From the beginning, Kazin writes, the mass of people in the United States have adhered to a “politicized, intolerant, and paranoiac religion,” but significant American writers have been radical individualists who “resist being on the side of the mob.” He devotes a chapter to each of twelve writers, showing them to be well outside the religious mainstream of their times.

Kazin describes Hawthorne, Melville, and Twain as haunted by their religious traditions. Hawthorne in The Scarlet Letter wrestles with his Puritan heritage, and Puritanism wins. Melville, raised in the Dutch Reform Church, was tortured by the fear that the universe is meaningless and could “neither believe nor disbelieve.” The mechanistic determinism that Mark Twain embraced as an adult merely recreated the predestinarianism of his upbringing, and his endless literary denunciations of the Calvinist God express an obsessive personal hatred. Emerson and Whitman were transcendentalists, perceiving their own souls in Nature, God in their souls, and a universe of general beneficence. In contrast, the intensely introverted Emily Dickinson does not see God in nature but only as a character in her mind.

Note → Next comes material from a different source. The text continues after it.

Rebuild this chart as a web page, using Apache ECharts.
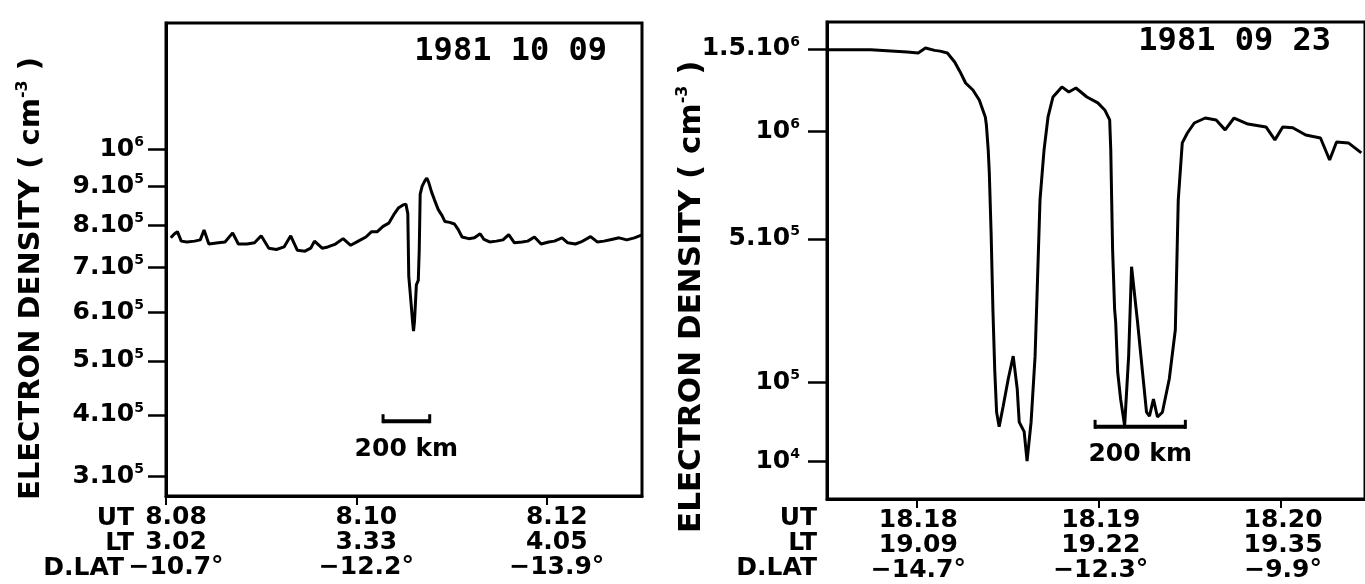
<!DOCTYPE html>
<html><head><meta charset="utf-8">
<script src="https://cdn.jsdelivr.net/npm/echarts@6/dist/echarts.min.js"></script>
<style>html,body{margin:0;padding:0;background:#fff}#c{width:1365px;height:584px}</style>
</head><body><div id="c"></div>
<script>
// ---------------- DATA ----------------
const LEFT_DATE = '1981 10 09';
const RIGHT_DATE = '1981 09 23';
const Y_TITLE = 'ELECTRON DENSITY ( cm';

// Left panel: UT (minutes of day) and electron density (cm^-3)
const LEFT_UT = [488.05,488.09,488.12,488.16,488.22,488.30,488.36,488.40,488.45,488.55,488.62,488.70,488.76,488.85,488.93,489.00,489.08,489.16,489.24,489.31,489.38,489.46,489.52,489.56,489.64,489.70,489.78,489.86,489.94,490.02,490.10,490.16,490.22,490.28,490.34,490.40,490.44,490.49,490.52,490.54,490.55,490.57,490.59,490.60,490.61,490.63,490.65,490.66,490.67,490.69,490.72,490.74,490.76,490.79,490.82,490.86,490.90,490.93,490.98,491.03,491.07,491.11,491.18,491.24,491.30,491.34,491.40,491.47,491.54,491.60,491.66,491.74,491.80,491.87,491.94,492.02,492.08,492.16,492.22,492.30,492.36,492.46,492.53,492.60,492.68,492.76,492.84,492.92,493.00];
const LEFT_NE = [7.70e5,7.80e5,7.85e5,7.62e5,7.60e5,7.62e5,7.65e5,7.89e5,7.55e5,7.58e5,7.60e5,7.82e5,7.55e5,7.55e5,7.58e5,7.75e5,7.45e5,7.42e5,7.48e5,7.75e5,7.40e5,7.38e5,7.45e5,7.62e5,7.45e5,7.48e5,7.55e5,7.68e5,7.52e5,7.62e5,7.72e5,7.85e5,7.85e5,7.98e5,8.06e5,8.30e5,8.44e5,8.52e5,8.54e5,8.30e5,6.80e5,6.30e5,5.80e5,5.60e5,5.80e5,6.60e5,6.70e5,7.40e5,8.80e5,9.00e5,9.15e5,9.22e5,9.10e5,8.85e5,8.65e5,8.40e5,8.25e5,8.10e5,8.08e5,8.04e5,7.90e5,7.72e5,7.68e5,7.70e5,7.80e5,7.66e5,7.60e5,7.62e5,7.65e5,7.78e5,7.58e5,7.60e5,7.62e5,7.72e5,7.55e5,7.60e5,7.62e5,7.70e5,7.58e5,7.55e5,7.60e5,7.73e5,7.60e5,7.62e5,7.66e5,7.70e5,7.65e5,7.70e5,7.77e5];

// Right panel: UT (minutes of day) and electron density (cm^-3)
const RIGHT_UT = [1097.51,1097.75,1097.95,1098.01,1098.05,1098.10,1098.13,1098.17,1098.21,1098.24,1098.27,1098.31,1098.345,1098.378,1098.384,1098.394,1098.40,1098.41,1098.42,1098.43,1098.44,1098.454,1098.476,1098.504,1098.531,1098.553,1098.564,1098.591,1098.607,1098.629,1098.651,1098.662,1098.678,1098.70,1098.722,1098.749,1098.798,1098.836,1098.875,1098.935,1098.995,1099.033,1099.060,1099.066,1099.071,1099.076,1099.087,1099.093,1099.104,1099.120,1099.142,1099.164,1099.180,1099.213,1099.240,1099.262,1099.278,1099.300,1099.322,1099.349,1099.387,1099.420,1099.436,1099.458,1099.486,1099.524,1099.584,1099.644,1099.693,1099.742,1099.818,1099.917,1099.966,1100.009,1100.064,1100.135,1100.216,1100.266,1100.304,1100.369,1100.44];
const RIGHT_NE = [1.495e6,1.495e6,1.480e6,1.473e6,1.506e6,1.490e6,1.485e6,1.473e6,1.414e6,1.350e6,1.281e6,1.238e6,1.178e6,1.080e6,1.035e6,9.01e5,7.86e5,5.20e5,2.60e5,1.20e5,5.5e4,3.8e4,6.3e4,1.06e5,1.50e5,8.9e4,4.3e4,3.3e4,1.03e4,4.3e4,1.50e5,3.13e5,6.61e5,9.0e5,1.08e6,1.196e6,1.257e6,1.226e6,1.250e6,1.196e6,1.161e6,1.120e6,1.063e6,9.0e5,6.6e5,4.6e5,2.66e5,2.30e5,1.18e5,7.3e4,3.9e4,1.50e5,3.98e5,2.30e5,1.18e5,5.5e4,5.0e4,7.3e4,4.9e4,5.5e4,1.06e5,2.11e5,6.6e5,9.38e5,9.91e5,1.046e6,1.074e6,1.063e6,1.008e6,1.074e6,1.040e6,1.024e6,9.54e5,1.024e6,1.020e6,9.80e5,9.64e5,8.50e5,9.43e5,9.38e5,8.86e5];

// Axis ticks and labels
const LEFT_Y_TICKS = [3e5,4e5,5e5,6e5,7e5,8e5,9e5,1e6];
const LEFT_Y_LABELS = [['3.10','5'],['4.10','5'],['5.10','5'],['6.10','5'],['7.10','5'],['8.10','5'],['9.10','5'],['10','6']];
const RIGHT_Y_TICKS = [1e4,1e5,5e5,1e6,1.5e6];
const RIGHT_Y_LABELS = [['10','4'],['10','5'],['5.10','5'],['10','6'],['1.5.10','6']];
const RIGHT_Y_MINOR = [5e4,2e5,3e5,4e5,6e5,7e5,8e5,9e5];

const LEFT_X_TICKS = [488,490,492];
const LEFT_UT_LABELS = ['8.08','8.10','8.12'];
const LEFT_LT_LABELS = ['3.02','3.33','4.05'];
const LEFT_DLAT_LABELS = ['\u221210.7\u00b0','\u221212.2\u00b0','\u221213.9\u00b0'];
const RIGHT_X_TICKS = [1098,1099,1100];
const RIGHT_UT_LABELS = ['18.18','18.19','18.20'];
const RIGHT_LT_LABELS = ['19.09','19.22','19.35'];
const RIGHT_DLAT_LABELS = ['\u221214.7\u00b0','\u221212.3\u00b0','\u22129.9\u00b0'];
const ROW_NAMES = ['UT','LT','D.LAT'];

// 200 km scale bars: [UT start, UT end, density level]
const LEFT_SCALE = [490.28, 490.77, 3.89e5];
const RIGHT_SCALE = [1098.98, 1099.475, 3.79e4];
const SCALE_TEXT = '200 km';

// ---------------- CHART ----------------
// The density axes of the original are square-root scales: plot sqrt(Ne) on linear axes.
const sq = v => Math.sqrt(v);
const FONT = '"DejaVu Sans", sans-serif';
const BOLD = 'bold';

function nearestIdx(arr, v, f){ let b = 0; arr.forEach((t,i)=>{ if (Math.abs(f(t)-v) < Math.abs(f(arr[b])-v)) b = i; }); return b; }
function yFmt(ticks, labels){ return v => { const i = nearestIdx(ticks, v, sq); return '{b|' + labels[i][0] + '}{s|' + labels[i][1] + '}'; }; }
function xFmt(ticks, a, b, c){ return v => { const i = nearestIdx(ticks, v, t=>t); return a[i] + '\n' + b[i] + '\n' + c[i]; }; }
const yRich = {
  b: {fontFamily: FONT, fontWeight: BOLD, fontSize: 25, color: '#000', lineHeight: 28},
  s: {fontFamily: FONT, fontWeight: BOLD, fontSize: 14, color: '#000', verticalAlign: 'top', lineHeight: 14}
};
const axLine = {show: true, onZero: false, lineStyle: {color: '#000', width: 3}};

function xAxis(gi, min, max, ticks, a, b, c, padLeft){
  return {gridIndex: gi, type: 'value', min, max, axisLine: axLine,
    axisTick: {show: true, length: 9, customValues: ticks, lineStyle: {color: '#000', width: 2}},
    axisLabel: {show: true, customValues: ticks, formatter: xFmt(ticks, a, b, c), color: '#000',
      fontFamily: FONT, fontWeight: BOLD, fontSize: 25, lineHeight: 25, margin: 9, padding: [0,0,0,padLeft], hideOverlap: false},
    splitLine: {show: false}};
}
function yAxis(gi, min, max, ticks, labels, margin, tickLen){
  return {gridIndex: gi, type: 'value', min, max, axisLine: axLine,
    axisTick: {show: true, length: tickLen, customValues: ticks.map(sq), lineStyle: {color: '#000', width: 2.5}},
    axisLabel: {show: true, customValues: ticks.map(sq), formatter: yFmt(ticks, labels), rich: yRich, margin, hideOverlap: false},
    splitLine: {show: false}};
}
function scaleBar(xi, bar){
  return {type: 'custom', xAxisIndex: xi, yAxisIndex: xi, silent: true, clip: false,
    encode: {x: [0,1], y: 2},
    data: [[bar[0], bar[1], sq(bar[2])]],
    renderItem(params, api){
      const p0 = api.coord([api.value(0), api.value(2)]);
      const p1 = api.coord([api.value(1), api.value(2)]);
      return {type: 'group', children: [
        {type: 'line', shape: {x1: p0[0], y1: p0[1], x2: p1[0], y2: p1[1]}, style: {stroke: '#000', lineWidth: 4}},
        {type: 'line', shape: {x1: p0[0], y1: p0[1]+2, x2: p0[0], y2: p0[1]-7}, style: {stroke: '#000', lineWidth: 3}},
        {type: 'line', shape: {x1: p1[0], y1: p1[1]+2, x2: p1[0], y2: p1[1]-7}, style: {stroke: '#000', lineWidth: 3}},
        {type: 'text', x: (p0[0]+p1[0])/2, y: p0[1]+28, style: {text: SCALE_TEXT, fill: '#000', fontFamily: FONT, fontWeight: BOLD, fontSize: 25, align: 'center', verticalAlign: 'middle'}}
      ]};
    }};
}
function txt(x, y, text, align, size, family){
  return {type: 'text', x, y, silent: true, style: {text, fill: '#000', fontFamily: family || FONT, fontWeight: BOLD, fontSize: size || 25, align, verticalAlign: 'middle'}};
}
function yTitle(x, y, size){
  return {type: 'text', x, y, rotation: Math.PI/2, silent: true,
    style: {text: '{a|' + Y_TITLE + '}{s|-3}{a| )}', align: 'left', verticalAlign: 'middle',
      rich: {a: {fontFamily: FONT, fontWeight: BOLD, fontSize: size, fill: '#000', lineHeight: size + 4},
             s: {fontFamily: FONT, fontWeight: BOLD, fontSize: 16, fill: '#000', verticalAlign: 'top', lineHeight: 16}}}};
}

const chart = echarts.init(document.getElementById('c'), null, {renderer: 'canvas'});
chart.setOption({
  animation: false,
  backgroundColor: '#fff',
  grid: [
    {left: 166, top: 23, width: 476, height: 473, show: true, borderColor: '#000', borderWidth: 3},
    {left: 827, top: 22, width: 541, height: 477, show: true, borderColor: '#000', borderWidth: 3}
  ],
  xAxis: [
    xAxis(0, 488, 493, LEFT_X_TICKS, LEFT_UT_LABELS, LEFT_LT_LABELS, LEFT_DLAT_LABELS, 20),
    xAxis(1, 1097.51, 1100.46, RIGHT_X_TICKS, RIGHT_UT_LABELS, RIGHT_LT_LABELS, RIGHT_DLAT_LABELS, 4)
  ],
  yAxis: [
    yAxis(0, 520.2, 1174.8, LEFT_Y_TICKS, LEFT_Y_LABELS, 22, 18),
    yAxis(1, -2, 1298, RIGHT_Y_TICKS, RIGHT_Y_LABELS, 27, 19),
    {gridIndex: 1, type: 'value', min: -2, max: 1298, axisLine: {show: false},
     axisTick: {show: true, length: 11, customValues: RIGHT_Y_MINOR.map(sq), lineStyle: {color: '#000', width: 2}},
     axisLabel: {show: false}, splitLine: {show: false}}
  ],
  series: [
    {type: 'line', xAxisIndex: 0, yAxisIndex: 0, data: LEFT_UT.map((t,i)=>[t, sq(LEFT_NE[i])]),
     showSymbol: false, lineStyle: {color: '#000', width: 3}},
    {type: 'line', xAxisIndex: 1, yAxisIndex: 1, data: RIGHT_UT.map((t,i)=>[t, sq(RIGHT_NE[i])]),
     showSymbol: false, lineStyle: {color: '#000', width: 3}},
    scaleBar(0, LEFT_SCALE),
    scaleBar(1, RIGHT_SCALE)
  ],
  graphic: [
    txt(607, 52, LEFT_DATE, 'right', 32, '"DejaVu Sans Mono", monospace'),
    txt(1331, 42, RIGHT_DATE, 'right', 32, '"DejaVu Sans Mono", monospace'),
    yTitle(31, 500, 29),
    yTitle(692, 533, 31),
    txt(134, 518, ROW_NAMES[0], 'right'),
    txt(134, 543, ROW_NAMES[1], 'right'),
    txt(124, 568, ROW_NAMES[2], 'right'),
    txt(817, 518, ROW_NAMES[0], 'right'),
    txt(817, 543, ROW_NAMES[1], 'right'),
    txt(817, 568, ROW_NAMES[2], 'right')
  ]
});
</script></body></html>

Religion, in Kazan’s view, has a way of forcing itself into the lives and works of American writers. The Civil War, he says, was the climax of the American belief in a personal God, as both sides saw themselves engaged in a holy war. Its uncontrollable events bludgeoned even the rationalist Lincoln to express, in his great Second Inaugural, a belief in the sovereignty of an inscrutable Providence. Faulkner, not himself a believer, writes about a South in which Calvinism unites with “race madness” to add “bigotry and arrogance to the curse of slavery” that has polluted a sacred landscape. William James, himself a beneficiary of the redeeming effects of a religious experience, writes about others whose lives have been similarly salvaged but, scientist-like, will only cautiously suggest that the God of the mystical encounter acts a lot like the human subconscious. For the naturalist Robert Frost, the idea of God is “something to play with.” [End Page 671]

Kazin openly dislikes doctrinal or orthodox religion. In his reading, it was T. S. Eliot’s inner fragmentations that enabled his great poetry, while Eliot’s flight from his own instability into a dogmatic, traditional church only abetted his anti-Semitic and fascist tendencies. Kazin is fair enough, however, to see Uncle Tom’s Cabin as a wholly religious effort on the part of a traditional believer that succeeded in creating a widespread, also wholly religious, condemnation of slavery—though he insists that Harriet Beecher Stowe’s vision of the martyred Christian slave as a Christ-figure was idiosyncratic and her Christianity was “strictly her own.”

Kazin does not use transitions, so he’s harder to read than necessary; he’s redundant—often repeating quotations, for instance; and his attitude toward the “censorious” religion of the American masses is pretty censorious itself. But in its examination of religion in the lives and works of the writers he covers, the book is well researched and deeply engaging.